Output each line exactly as it appears, skipping any embedded picture.
═══ Dataset excerpt
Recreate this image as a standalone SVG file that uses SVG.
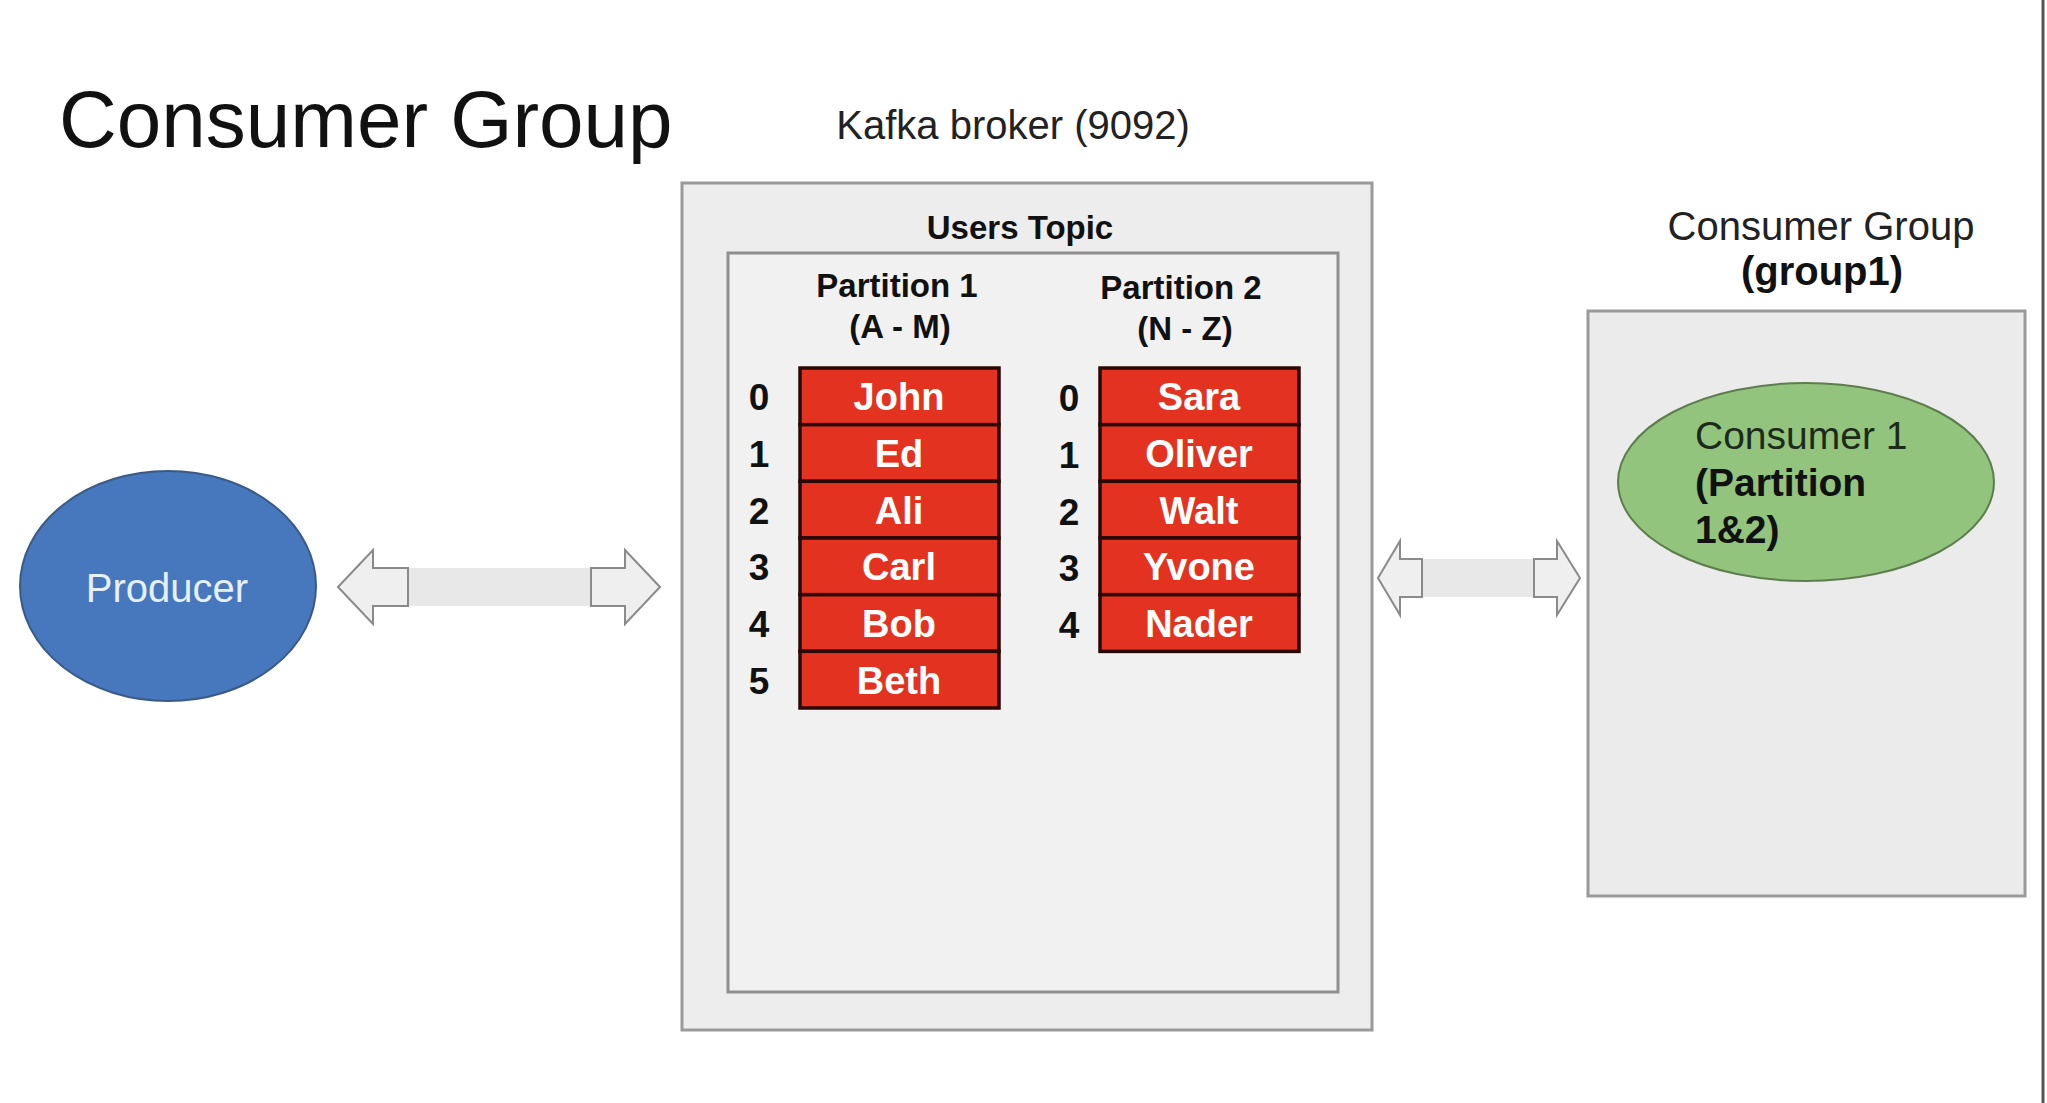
<svg xmlns="http://www.w3.org/2000/svg" width="2047" height="1103" viewBox="0 0 2047 1103">
<style>
  text { font-family: "Liberation Sans", Arial, Helvetica, sans-serif; }
  .box { fill: #ededed; stroke: #9a9a9a; stroke-width: 3; }
  .inner { fill: #f1f1f1; stroke: #8f8f8f; stroke-width: 3; }
  .rec { fill: #e3321f; stroke: #2a0806; stroke-width: 3.5; }
  .name { font-size: 38px; font-weight: bold; fill: #ffffff; text-anchor: middle; }
  .idx { font-size: 37px; font-weight: bold; fill: #111; text-anchor: middle; }
  .hdr { font-size: 33px; font-weight: bold; fill: #111; text-anchor: middle; }
  .head { fill: #efefef; stroke: #8a8a8a; stroke-width: 2; }
  .shaft { fill: #e8e8e8; }
</style>
<rect x="0" y="0" width="2047" height="1103" fill="#ffffff"/>
<line x1="2043" y1="0" x2="2043" y2="1103" stroke="#555" stroke-width="3"/>

<g id="title">
  <text x="59" y="147" font-size="80" fill="#111">Consumer Group</text>
</g>

<g id="broker">
  <text x="1013" y="139" font-size="40" fill="#222" text-anchor="middle">Kafka broker (9092)</text>
  <rect class="box" x="682" y="183" width="690" height="847"/>
</g>

<g id="users-topic">
  <text class="hdr" x="1020" y="239" font-size="34">Users Topic</text>
  <rect class="inner" x="728" y="253" width="610" height="739"/>
</g>

<g id="partition1">
  <text class="hdr" x="897" y="297">Partition 1</text>
  <text class="hdr" x="900" y="338">(A - M)</text>
  <rect class="rec" x="800" y="368" width="199" height="56.7"/>
  <rect class="rec" x="800" y="424.7" width="199" height="56.7"/>
  <rect class="rec" x="800" y="481.3" width="199" height="56.7"/>
  <rect class="rec" x="800" y="538" width="199" height="56.7"/>
  <rect class="rec" x="800" y="594.7" width="199" height="56.7"/>
  <rect class="rec" x="800" y="651.3" width="199" height="56.7"/>
  <text class="name" x="899" y="410">John</text>
  <text class="name" x="899" y="467">Ed</text>
  <text class="name" x="899" y="524">Ali</text>
  <text class="name" x="899" y="580">Carl</text>
  <text class="name" x="899" y="637">Bob</text>
  <text class="name" x="899" y="694">Beth</text>
  <text class="idx" x="759" y="410">0</text>
  <text class="idx" x="759" y="467">1</text>
  <text class="idx" x="759" y="524">2</text>
  <text class="idx" x="759" y="580">3</text>
  <text class="idx" x="759" y="637">4</text>
  <text class="idx" x="759" y="694">5</text>
</g>

<g id="partition2">
  <text class="hdr" x="1181" y="299">Partition 2</text>
  <text class="hdr" x="1185" y="340">(N - Z)</text>
  <rect class="rec" x="1100" y="368" width="199" height="56.7"/>
  <rect class="rec" x="1100" y="424.7" width="199" height="56.7"/>
  <rect class="rec" x="1100" y="481.3" width="199" height="56.7"/>
  <rect class="rec" x="1100" y="538" width="199" height="56.7"/>
  <rect class="rec" x="1100" y="594.7" width="199" height="56.7"/>
  <text class="name" x="1199" y="410">Sara</text>
  <text class="name" x="1199" y="467">Oliver</text>
  <text class="name" x="1199" y="524">Walt</text>
  <text class="name" x="1199" y="580">Yvone</text>
  <text class="name" x="1199" y="637">Nader</text>
  <text class="idx" x="1069" y="411">0</text>
  <text class="idx" x="1069" y="468">1</text>
  <text class="idx" x="1069" y="525">2</text>
  <text class="idx" x="1069" y="581">3</text>
  <text class="idx" x="1069" y="638">4</text>
</g>

<g id="producer">
  <ellipse cx="168" cy="586" rx="148" ry="115" fill="#4777bd" stroke="#3a5a86" stroke-width="2"/>
  <text x="167" y="602" font-size="40" fill="#e6f0fb" text-anchor="middle">Producer</text>
</g>

<g id="consumer-group">
  <text x="1821" y="240" font-size="40" fill="#222" text-anchor="middle">Consumer Group</text>
  <text x="1822" y="285" font-size="40" font-weight="bold" fill="#111" text-anchor="middle">(group1)</text>
  <rect class="box" x="1588" y="311" width="437" height="585" style="fill:#ebebeb"/>
</g>

<g id="consumer1">
  <ellipse cx="1806" cy="482" rx="188" ry="99" fill="#93c47d" stroke="#5d7d4d" stroke-width="2"/>
  <text x="1695" y="449" font-size="39" fill="#1d2a1a">Consumer 1</text>
  <text x="1695" y="496" font-size="39" font-weight="bold" fill="#111">(Partition</text>
  <text x="1695" y="543" font-size="39" font-weight="bold" fill="#111">1&amp;2)</text>
</g>

<g id="connectors">
  <g id="arrow-producer-broker">
    <rect class="shaft" x="408" y="568" width="183" height="38"/>
    <polygon class="head" points="338,587 373,550 373,568 408,568 408,606 373,606 373,624"/>
    <polygon class="head" points="660,587 625,550 625,568 591,568 591,606 625,606 625,624"/>
  </g>
  <g id="arrow-broker-consumer">
    <rect class="shaft" x="1422" y="559" width="112" height="38"/>
    <polygon class="head" points="1378,578 1400,541 1400,559 1422,559 1422,597 1400,597 1400,615"/>
    <polygon class="head" points="1580,578 1557,541 1557,559 1534,559 1534,597 1557,597 1557,615"/>
  </g>
</g>
</svg>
══════
Task output →
Recreate this image as a standalone SVG file that uses SVG.
<svg xmlns="http://www.w3.org/2000/svg" width="2047" height="1103" viewBox="0 0 2047 1103">
<style>
  text { font-family: "Liberation Sans", Arial, Helvetica, sans-serif; }
  .box { fill: #ededed; stroke: #9a9a9a; stroke-width: 3; }
  .inner { fill: #f1f1f1; stroke: #8f8f8f; stroke-width: 3; }
  .rec { fill: #e3321f; stroke: #2a0806; stroke-width: 3.5; }
  .name { font-size: 38px; font-weight: bold; fill: #ffffff; text-anchor: middle; }
  .idx { font-size: 37px; font-weight: bold; fill: #111; text-anchor: middle; }
  .hdr { font-size: 33px; font-weight: bold; fill: #111; text-anchor: middle; }
  .head { fill: #efefef; stroke: #8a8a8a; stroke-width: 2; }
  .shaft { fill: #e8e8e8; }
</style>
<rect x="0" y="0" width="2047" height="1103" fill="#ffffff"/>
<line x1="2043" y1="0" x2="2043" y2="1103" stroke="#555" stroke-width="3"/>

<g id="title">
  <text x="59" y="147" font-size="80" fill="#111">Consumer Group</text>
</g>

<g id="broker">
  <text x="1013" y="139" font-size="40" fill="#222" text-anchor="middle">Kafka broker (9092)</text>
  <rect class="box" x="682" y="183" width="690" height="847"/>
</g>

<g id="users-topic">
  <text class="hdr" x="1020" y="239" font-size="34">Users Topic</text>
  <rect class="inner" x="728" y="253" width="610" height="739"/>
</g>

<g id="partition1">
  <text class="hdr" x="897" y="297">Partition 1</text>
  <text class="hdr" x="900" y="338">(A - M)</text>
  <rect class="rec" x="800" y="368" width="199" height="56.7"/>
  <rect class="rec" x="800" y="424.7" width="199" height="56.7"/>
  <rect class="rec" x="800" y="481.3" width="199" height="56.7"/>
  <rect class="rec" x="800" y="538" width="199" height="56.7"/>
  <rect class="rec" x="800" y="594.7" width="199" height="56.7"/>
  <rect class="rec" x="800" y="651.3" width="199" height="56.7"/>
  <text class="name" x="899" y="410">John</text>
  <text class="name" x="899" y="467">Ed</text>
  <text class="name" x="899" y="524">Ali</text>
  <text class="name" x="899" y="580">Carl</text>
  <text class="name" x="899" y="637">Bob</text>
  <text class="name" x="899" y="694">Beth</text>
  <text class="idx" x="759" y="410">0</text>
  <text class="idx" x="759" y="467">1</text>
  <text class="idx" x="759" y="524">2</text>
  <text class="idx" x="759" y="580">3</text>
  <text class="idx" x="759" y="637">4</text>
  <text class="idx" x="759" y="694">5</text>
</g>

<g id="partition2">
  <text class="hdr" x="1181" y="299">Partition 2</text>
  <text class="hdr" x="1185" y="340">(N - Z)</text>
  <rect class="rec" x="1100" y="368" width="199" height="56.7"/>
  <rect class="rec" x="1100" y="424.7" width="199" height="56.7"/>
  <rect class="rec" x="1100" y="481.3" width="199" height="56.7"/>
  <rect class="rec" x="1100" y="538" width="199" height="56.7"/>
  <rect class="rec" x="1100" y="594.7" width="199" height="56.7"/>
  <text class="name" x="1199" y="410">Sara</text>
  <text class="name" x="1199" y="467">Oliver</text>
  <text class="name" x="1199" y="524">Walt</text>
  <text class="name" x="1199" y="580">Yvone</text>
  <text class="name" x="1199" y="637">Nader</text>
  <text class="idx" x="1069" y="411">0</text>
  <text class="idx" x="1069" y="468">1</text>
  <text class="idx" x="1069" y="525">2</text>
  <text class="idx" x="1069" y="581">3</text>
  <text class="idx" x="1069" y="638">4</text>
</g>

<g id="producer">
  <ellipse cx="168" cy="586" rx="148" ry="115" fill="#4777bd" stroke="#3a5a86" stroke-width="2"/>
  <text x="167" y="602" font-size="40" fill="#e6f0fb" text-anchor="middle">Producer</text>
</g>

<g id="consumer-group">
  <text x="1821" y="240" font-size="40" fill="#222" text-anchor="middle">Consumer Group</text>
  <text x="1822" y="285" font-size="40" font-weight="bold" fill="#111" text-anchor="middle">(group1)</text>
  <rect class="box" x="1588" y="311" width="437" height="585" style="fill:#ebebeb"/>
</g>

<g id="consumer1">
  <ellipse cx="1806" cy="482" rx="188" ry="99" fill="#93c47d" stroke="#5d7d4d" stroke-width="2"/>
  <text x="1695" y="449" font-size="39" fill="#1d2a1a">Consumer 1</text>
  <text x="1695" y="496" font-size="39" font-weight="bold" fill="#111">(Partition</text>
  <text x="1695" y="543" font-size="39" font-weight="bold" fill="#111">1&amp;2)</text>
</g>

<g id="connectors">
  <g id="arrow-producer-broker">
    <rect class="shaft" x="408" y="568" width="183" height="38"/>
    <polygon class="head" points="338,587 373,550 373,568 408,568 408,606 373,606 373,624"/>
    <polygon class="head" points="660,587 625,550 625,568 591,568 591,606 625,606 625,624"/>
  </g>
  <g id="arrow-broker-consumer">
    <rect class="shaft" x="1422" y="559" width="112" height="38"/>
    <polygon class="head" points="1378,578 1400,541 1400,559 1422,559 1422,597 1400,597 1400,615"/>
    <polygon class="head" points="1580,578 1557,541 1557,559 1534,559 1534,597 1557,597 1557,615"/>
  </g>
</g>
</svg>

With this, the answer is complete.